§ **TASK REQUIREMENTS**
Transcribe all of the material exactly. Any picture in it should be left out.

━━━━━━━━

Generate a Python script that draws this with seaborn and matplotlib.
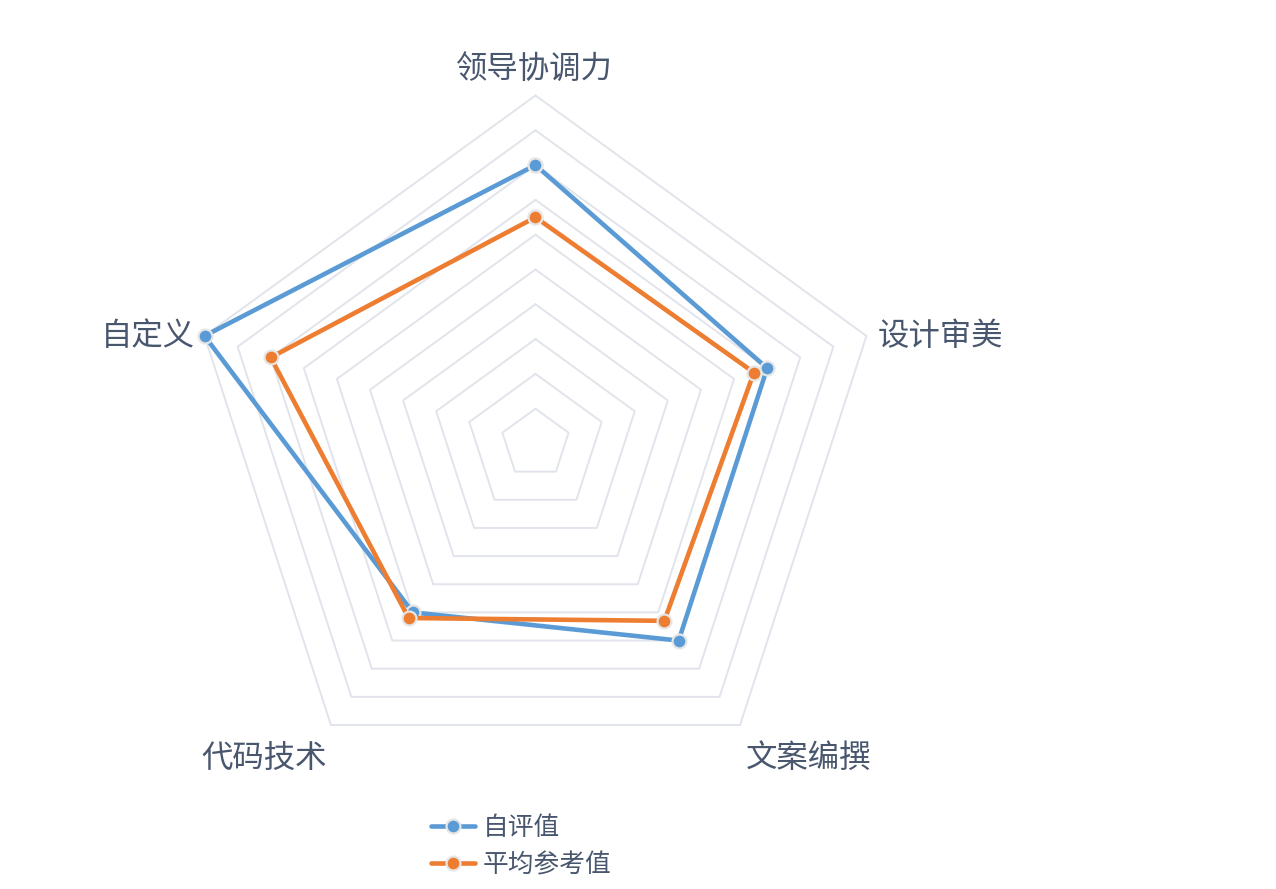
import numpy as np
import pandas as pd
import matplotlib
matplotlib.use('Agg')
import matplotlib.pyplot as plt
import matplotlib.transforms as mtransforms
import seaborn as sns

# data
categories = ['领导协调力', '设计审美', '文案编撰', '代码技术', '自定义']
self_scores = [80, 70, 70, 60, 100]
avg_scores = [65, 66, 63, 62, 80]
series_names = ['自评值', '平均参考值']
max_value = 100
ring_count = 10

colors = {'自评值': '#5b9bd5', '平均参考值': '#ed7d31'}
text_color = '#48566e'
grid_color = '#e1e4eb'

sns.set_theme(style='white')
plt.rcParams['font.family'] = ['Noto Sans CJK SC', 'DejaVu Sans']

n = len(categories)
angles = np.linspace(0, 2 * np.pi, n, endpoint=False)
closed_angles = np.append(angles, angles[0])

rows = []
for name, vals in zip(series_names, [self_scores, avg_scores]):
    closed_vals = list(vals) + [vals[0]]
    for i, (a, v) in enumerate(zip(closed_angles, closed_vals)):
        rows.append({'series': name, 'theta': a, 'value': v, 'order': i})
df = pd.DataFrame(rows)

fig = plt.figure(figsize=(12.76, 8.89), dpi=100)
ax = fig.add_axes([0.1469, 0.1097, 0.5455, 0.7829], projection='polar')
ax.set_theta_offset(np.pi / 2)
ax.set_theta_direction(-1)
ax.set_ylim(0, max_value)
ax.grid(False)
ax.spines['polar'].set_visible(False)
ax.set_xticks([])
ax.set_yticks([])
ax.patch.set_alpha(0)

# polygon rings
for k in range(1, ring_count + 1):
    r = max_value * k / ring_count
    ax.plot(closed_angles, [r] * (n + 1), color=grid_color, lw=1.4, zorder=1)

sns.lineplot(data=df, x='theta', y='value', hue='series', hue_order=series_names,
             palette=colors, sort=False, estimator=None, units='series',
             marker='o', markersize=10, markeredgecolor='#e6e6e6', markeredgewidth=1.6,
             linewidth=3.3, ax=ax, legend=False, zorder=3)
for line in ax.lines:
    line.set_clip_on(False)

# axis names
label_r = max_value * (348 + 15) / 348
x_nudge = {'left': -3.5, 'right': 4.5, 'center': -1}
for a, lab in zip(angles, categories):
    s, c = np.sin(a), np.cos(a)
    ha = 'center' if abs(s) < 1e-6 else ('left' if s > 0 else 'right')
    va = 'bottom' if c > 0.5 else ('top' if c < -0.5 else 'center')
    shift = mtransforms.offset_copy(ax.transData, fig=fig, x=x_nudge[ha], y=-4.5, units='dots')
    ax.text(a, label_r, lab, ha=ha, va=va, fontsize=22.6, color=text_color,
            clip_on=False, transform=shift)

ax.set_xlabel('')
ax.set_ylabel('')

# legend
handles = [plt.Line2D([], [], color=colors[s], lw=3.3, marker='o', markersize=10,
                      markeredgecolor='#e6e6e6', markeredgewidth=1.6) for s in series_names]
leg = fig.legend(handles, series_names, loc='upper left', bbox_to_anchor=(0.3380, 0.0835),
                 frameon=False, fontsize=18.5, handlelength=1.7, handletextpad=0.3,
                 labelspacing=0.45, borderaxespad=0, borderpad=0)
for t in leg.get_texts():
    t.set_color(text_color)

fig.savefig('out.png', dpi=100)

━━━━━━━━

§ **OUTPUT FOR THIS TASK**
Generate a Python script that draws this with seaborn and matplotlib.
import numpy as np
import pandas as pd
import matplotlib
matplotlib.use('Agg')
import matplotlib.pyplot as plt
import matplotlib.transforms as mtransforms
import seaborn as sns

# data
categories = ['领导协调力', '设计审美', '文案编撰', '代码技术', '自定义']
self_scores = [80, 70, 70, 60, 100]
avg_scores = [65, 66, 63, 62, 80]
series_names = ['自评值', '平均参考值']
max_value = 100
ring_count = 10

colors = {'自评值': '#5b9bd5', '平均参考值': '#ed7d31'}
text_color = '#48566e'
grid_color = '#e1e4eb'

sns.set_theme(style='white')
plt.rcParams['font.family'] = ['Noto Sans CJK SC', 'DejaVu Sans']

n = len(categories)
angles = np.linspace(0, 2 * np.pi, n, endpoint=False)
closed_angles = np.append(angles, angles[0])

rows = []
for name, vals in zip(series_names, [self_scores, avg_scores]):
    closed_vals = list(vals) + [vals[0]]
    for i, (a, v) in enumerate(zip(closed_angles, closed_vals)):
        rows.append({'series': name, 'theta': a, 'value': v, 'order': i})
df = pd.DataFrame(rows)

fig = plt.figure(figsize=(12.76, 8.89), dpi=100)
ax = fig.add_axes([0.1469, 0.1097, 0.5455, 0.7829], projection='polar')
ax.set_theta_offset(np.pi / 2)
ax.set_theta_direction(-1)
ax.set_ylim(0, max_value)
ax.grid(False)
ax.spines['polar'].set_visible(False)
ax.set_xticks([])
ax.set_yticks([])
ax.patch.set_alpha(0)

# polygon rings
for k in range(1, ring_count + 1):
    r = max_value * k / ring_count
    ax.plot(closed_angles, [r] * (n + 1), color=grid_color, lw=1.4, zorder=1)

sns.lineplot(data=df, x='theta', y='value', hue='series', hue_order=series_names,
             palette=colors, sort=False, estimator=None, units='series',
             marker='o', markersize=10, markeredgecolor='#e6e6e6', markeredgewidth=1.6,
             linewidth=3.3, ax=ax, legend=False, zorder=3)
for line in ax.lines:
    line.set_clip_on(False)

# axis names
label_r = max_value * (348 + 15) / 348
x_nudge = {'left': -3.5, 'right': 4.5, 'center': -1}
for a, lab in zip(angles, categories):
    s, c = np.sin(a), np.cos(a)
    ha = 'center' if abs(s) < 1e-6 else ('left' if s > 0 else 'right')
    va = 'bottom' if c > 0.5 else ('top' if c < -0.5 else 'center')
    shift = mtransforms.offset_copy(ax.transData, fig=fig, x=x_nudge[ha], y=-4.5, units='dots')
    ax.text(a, label_r, lab, ha=ha, va=va, fontsize=22.6, color=text_color,
            clip_on=False, transform=shift)

ax.set_xlabel('')
ax.set_ylabel('')

# legend
handles = [plt.Line2D([], [], color=colors[s], lw=3.3, marker='o', markersize=10,
                      markeredgecolor='#e6e6e6', markeredgewidth=1.6) for s in series_names]
leg = fig.legend(handles, series_names, loc='upper left', bbox_to_anchor=(0.3380, 0.0835),
                 frameon=False, fontsize=18.5, handlelength=1.7, handletextpad=0.3,
                 labelspacing=0.45, borderaxespad=0, borderpad=0)
for t in leg.get_texts():
    t.set_color(text_color)

fig.savefig('out.png', dpi=100)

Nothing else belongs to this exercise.